Una civilización con pies de barro
Opinión
23 Mar 2020. Actualizado a las 05:00 h.
Desde hace meses, ningún científico yuppie nos ha endilgado una conferencia sobre el triunfo de la genética y el advenimiento del hombre inmortal. También tengo la impresión de que la urgencia que tenía la regulación de la muerte digna está siendo desbordada por los que piden que incluso los centenarios, decrépitos y con múltiples patologías, tengan derecho a morir -paseniño e na súa- en ucis bien atendidas y con respiradores. Y de ello deduzco que esta engolada sociedad tecnológica, que no necesita a Dios para explicar nada, ni para garantizarnos la felicidad y el bienestar, está sufriendo un revés de tal magnitud que exige un rearme moral inaplazable.
Sé que esta reflexión tendrá que esperar, por dos motivos. Porque la humanidad nunca aprendió a la primera. Y porque empezamos a ver que -atiborrados de biólogos, informáticos, chefs y deportistas- nos hemos quedado sin filósofos serios -¡perdón, colegas, pero no puedo evitarlo!- que sean capaces de afrontar este trauma sin banalizarlo y sin recurrir al postureo cientificista. Quizá por eso, a pesar de tener todos los datos encima de la mesa, nadie ha caído en la cuenta de que, en contra de lo que antes sucedía -cuando la gente enfermaba por millones y sin perderle cara a la muerte, mientras la cosmología social apenas sufría daños colaterales-, el canijo virus que hoy nos acongoja está atacando directamente al sistema, y bloqueándolo con una facilidad pasmosa, mientras la gente perece por daños colaterales. Nuestro terror no lo provoca la muerte, que seguimos dando por vencida, sino la funesta comprobación de que los mejores sistemas sanitarios, y el más globalizado sistema productivo -capaz de superar en un mes todo lo producido en los veinte siglos anteriores-, está perfectamente noqueado, y sin capacidad para dotarnos de respiradores y mascarillas.
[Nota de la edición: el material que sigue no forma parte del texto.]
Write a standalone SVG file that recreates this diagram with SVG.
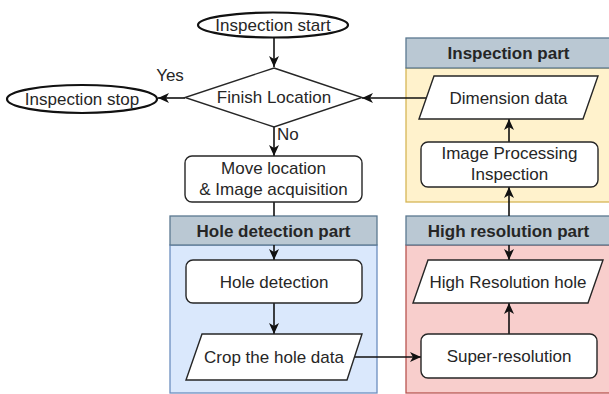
<svg xmlns="http://www.w3.org/2000/svg" width="609" height="394" viewBox="0 0 609 394">
<style>
text{font-family:"Liberation Sans",Arial,sans-serif;font-size:17px;fill:#262626;text-anchor:middle}
.hdr{font-weight:bold}
.node{fill:#ffffff;stroke:#262626;stroke-width:1.4}
.term{fill:#ffffff;stroke:#111111;stroke-width:2.2}
.edge{fill:none;stroke:#111111;stroke-width:1.6}
.hb{fill:#bac8d3;stroke:#5b7890;stroke-width:1.3}
</style>
<defs>
<marker id="arr" markerUnits="userSpaceOnUse" markerWidth="12" markerHeight="12" viewBox="0 0 12 12" refX="11" refY="6" orient="auto-start-reverse">
<path d="M0,1 L11,6 L0,11 L3,6 Z" fill="#111111"/>
</marker>
</defs>

<g id="hole-detection-part">
<rect x="170" y="245" width="207" height="148" fill="#dae8fc" stroke="#6c8ebf" stroke-width="1.3"/>
<rect class="hb" x="170" y="216" width="207" height="29"/>
<text class="hdr" x="273.5" y="236.5">Hole detection part</text>
</g>
<g id="high-resolution-part">
<rect x="406" y="245" width="206" height="148" fill="#f8cecc" stroke="#b85450" stroke-width="1.3"/>
<rect class="hb" x="406" y="216" width="206" height="29"/>
<text class="hdr" x="508.5" y="236.5">High resolution part</text>
</g>
<g id="inspection-part">
<rect x="406" y="68" width="206" height="134" fill="#fff2cc" stroke="#d6b656" stroke-width="1.3"/>
<rect class="hb" x="406" y="38" width="206" height="30"/>
<text class="hdr" x="508.5" y="59">Inspection part</text>
</g>

<g id="connectors">
<path class="edge" d="M274 37 V67" marker-end="url(#arr)"/>
<path class="edge" d="M185 98 H158" marker-end="url(#arr)"/>
<path class="edge" d="M274 127 V156" marker-end="url(#arr)"/>
<path class="edge" d="M274 202 V216 M274 245 V260" marker-end="url(#arr)"/>
<path class="edge" d="M274 303 V334" marker-end="url(#arr)"/>
<path class="edge" d="M354 357 H421" marker-end="url(#arr)"/>
<path class="edge" d="M509 334 V303" marker-end="url(#arr)"/>
<path class="edge" d="M509 260 V245 M509 216 V187" marker-start="url(#arr)" marker-end="url(#arr)"/>
<path class="edge" d="M509 142 V119" marker-end="url(#arr)"/>
<path class="edge" d="M427 98 H362" marker-end="url(#arr)"/>
<text x="170" y="81">Yes</text>
<text x="277" y="140" style="text-anchor:start">No</text>
</g>

<g id="inspection-start">
<ellipse class="term" cx="273" cy="25" rx="75" ry="12.5"/>
<text x="273" y="31">Inspection start</text>
</g>
<g id="finish-location">
<polygon class="node" points="274,68 362,97.5 274,127 185,97.5"/>
<text x="274" y="103">Finish Location</text>
</g>
<g id="inspection-stop">
<ellipse class="term" cx="82" cy="99" rx="75" ry="14"/>
<text x="82" y="105">Inspection stop</text>
</g>
<g id="move-location">
<rect class="node" x="185" y="156" width="177" height="46" rx="7"/>
<text x="273.5" y="174">Move location</text>
<text x="273.5" y="195">&amp; Image acquisition</text>
</g>
<g id="hole-detection">
<rect class="node" x="186" y="260" width="176" height="43" rx="7"/>
<text x="274" y="287.5">Hole detection</text>
</g>
<g id="crop-hole-data">
<polygon class="node" points="202,334 362,334 347,380 186,380"/>
<text x="274" y="363">Crop the hole data</text>
</g>
<g id="super-resolution">
<rect class="node" x="421" y="334" width="176" height="44" rx="7"/>
<text x="509" y="362">Super-resolution</text>
</g>
<g id="high-resolution-hole">
<polygon class="node" points="428,260 603,260 588,303 413,303"/>
<text x="508" y="287.5">High Resolution hole</text>
</g>
<g id="image-processing">
<rect class="node" x="421" y="142" width="177" height="45" rx="7"/>
<text x="509.5" y="159">Image Processing</text>
<text x="509.5" y="180">Inspection</text>
</g>
<g id="dimension-data">
<polygon class="node" points="434,76 598,76 583,119 419,119"/>
<text x="508.5" y="103.5">Dimension data</text>
</g>
</svg>
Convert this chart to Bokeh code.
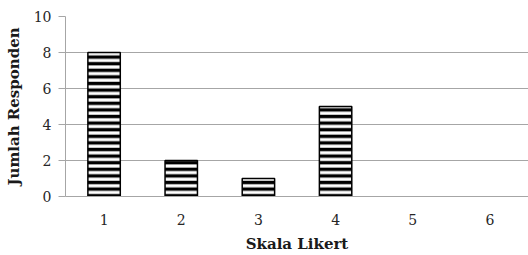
from bokeh.plotting import figure
from bokeh.models import Range1d, FixedTicker, ColumnDataSource
from bokeh.embed import file_html
from bokeh.resources import INLINE

categories = ["1", "2", "3", "4", "5", "6"]
responden = [8, 2, 1, 5, 0, 0]
y_ticks = [0, 2, 4, 6, 8, 10]

src = ColumnDataSource(dict(
    x=categories, top=responden,
    lc=["black" if v > 0 else None for v in responden],
))

p = figure(x_range=categories, y_range=Range1d(0, 10), width=528, height=255,
           output_backend="svg", toolbar_location=None,
           min_border_left=65, min_border_right=0, min_border_top=16, min_border_bottom=58)
p.outline_line_color = None
p.background_fill_color = "white"
p.x_range.range_padding = 0

p.vbar(x="x", top="top", source=src, width=0.42, fill_color="white",
       line_color="lc", line_width=1.5,
       hatch_pattern="horizontal_line", hatch_color="black",
       hatch_weight=3.4, hatch_scale=6.6)

font = "DejaVu Serif"
p.xgrid.grid_line_color = None
p.ygrid.grid_line_color = "#a6a6a6"
p.ygrid.grid_line_width = 1
p.yaxis.ticker = FixedTicker(ticks=y_ticks)
p.yaxis.minor_tick_line_color = None
p.yaxis.major_tick_in = 0
p.yaxis.major_tick_out = 7
p.yaxis.major_tick_line_color = "#a6a6a6"
p.yaxis.axis_line_color = "#a6a6a6"
p.yaxis.major_label_standoff = 7
p.yaxis.axis_label = "Jumlah Responden"
p.yaxis.axis_label_standoff = 8

p.xaxis.axis_line_color = "#a6a6a6"
p.xaxis.major_tick_line_color = None
p.xaxis.major_tick_in = 0
p.xaxis.major_tick_out = 0
p.xaxis.major_label_standoff = 17
p.xaxis.axis_label = "Skala Likert"
p.xaxis.axis_label_standoff = 7

for ax in (p.xaxis[0], p.yaxis[0]):
    ax.major_label_text_font = font
    ax.major_label_text_font_size = "14px"
    ax.major_label_text_color = "#262626"
    ax.axis_label_text_font = font
    ax.axis_label_text_font_size = "15px"
    ax.axis_label_text_font_style = "bold"
    ax.axis_label_text_color = "#1a1a1a"

open("out.html", "w").write(file_html(p, INLINE))
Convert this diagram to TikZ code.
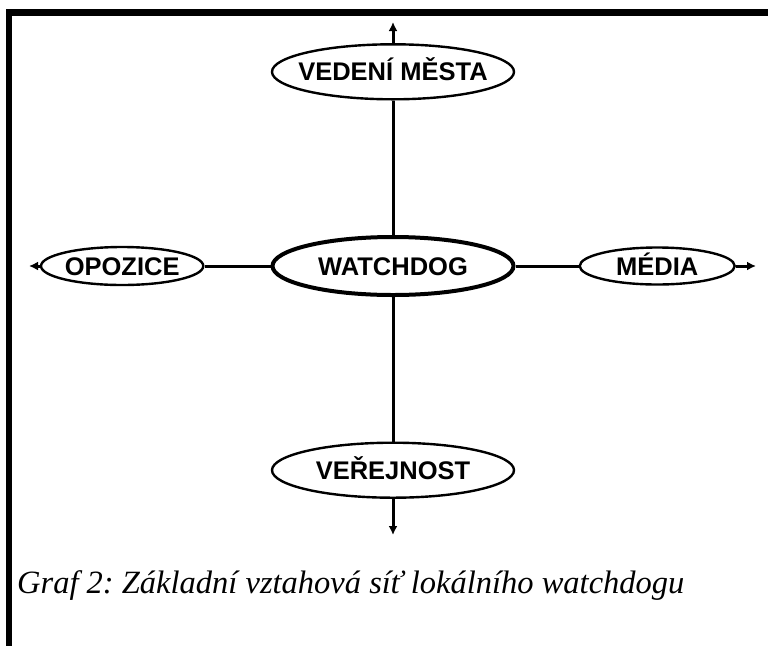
\documentclass[tikz,border=0pt]{standalone}
\usepackage{fontspec}
\setmainfont{Liberation Serif}
\setsansfont{Liberation Sans}
\usepackage{tikz}
\usetikzlibrary{arrows.meta,positioning,shapes.geometric}
\frenchspacing
\tikzset{
  actor/.style={draw, ellipse, line width=2.4pt, inner sep=0pt, align=center, text height=18pt, text depth=0pt, font=\sffamily\bfseries\fontsize{25.5}{27}\selectfont},
  actorbig/.style={actor, line width=4pt},
  link/.style={line width=3pt},
  outlink/.style={link, -{Latex[length=9pt,width=9pt]}},
  frameline/.style={line width=6.5pt}
}
\begin{document}
\begin{tikzpicture}[x=1pt, y=-1pt]
    \useasboundingbox (0,0) rectangle (768,646);
    % frame
    \draw[frameline] (9,12.5) -- (768,12.5);
    \draw[frameline] (9,9.25) -- (9,646);
    % nodes
    \node[actorbig, minimum width=241pt, minimum height=58pt] (watch) at (393,266) {WATCHDOG};
    \node[actor, inner xsep=-10pt, minimum width=242pt, minimum height=55pt, above=134.5pt of watch] (vedeni) {VEDENÍ MĚSTA};
    \node[actor, minimum width=242pt, minimum height=55pt, below=144.5pt of watch] (verejnost) {VEŘEJNOST};
    \node[actor, minimum width=161pt, minimum height=38pt, left=66pt of watch] (opozice) {OPOZICE};
    \node[actor, minimum width=155pt, minimum height=37pt, right=63pt of watch] (media) {MÉDIA};
    \coordinate (up) at (393,22);
    \coordinate (down) at (393,535);
    \coordinate (west) at (29,266);
    \coordinate (east) at (756,266);
    % connectors
    \draw[link] (vedeni) -- (watch);
    \draw[link] (watch) -- (verejnost);
    \draw[link] (opozice) -- (watch);
    \draw[link] (watch) -- (media);
    \draw[outlink] (vedeni) -- (up);
    \draw[outlink] (verejnost) -- (down);
    \draw[outlink] (opozice) -- (west);
    \draw[outlink] (media) -- (east);
    % caption
    \node[anchor=base west, inner sep=0pt, font=\itshape\fontsize{32.5}{36}\selectfont] (caption) at (17,593) {Graf 2: Základní vztahová síť lokálního watchdogu};
\end{tikzpicture}
\end{document}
En cierto modo estamos más desprotegidos que los medievales. Porque, mientras ellos reaccionaban afianzando sus convicciones -a más peste, más catedrales, más fe, más caridad y más esperanza-, nosotros nos escondemos en casa, protestando contra Sánchez, y temiendo la vergüenza -por si alguien se entera- de recurrir a San Roque, San Juan de Dios o San Carlos Borromeo, que dignificaron su vida y su muerte cuidando apestados.
De esta -dice la jaculatoria oficial- vamos a salir. E incluso vamos a montar -añado yo- otra belle époque que nos haga olvidar esta pesadilla. Pero ya sabemos que los virus propios de este tiempo están empezando a visitarnos, y que, por más chulitos que nos pongamos, seguimos a merced de los virus, del big earthquake, del cambio climático o del asteroide que no podamos desviar. Por eso tenemos miedo. Porque hemos construido una civilización admirable, pero fanfarrona, materialista e inculta. Y lo que estamos intuyendo es que, aunque este fallo no va a arrasar la tecnología, ni el sistema sanitario, va a poner al descubierto la fanfarronería unidimensional que ha debilitado la sociedad, dejándonos, además, sin horizontes alternativos.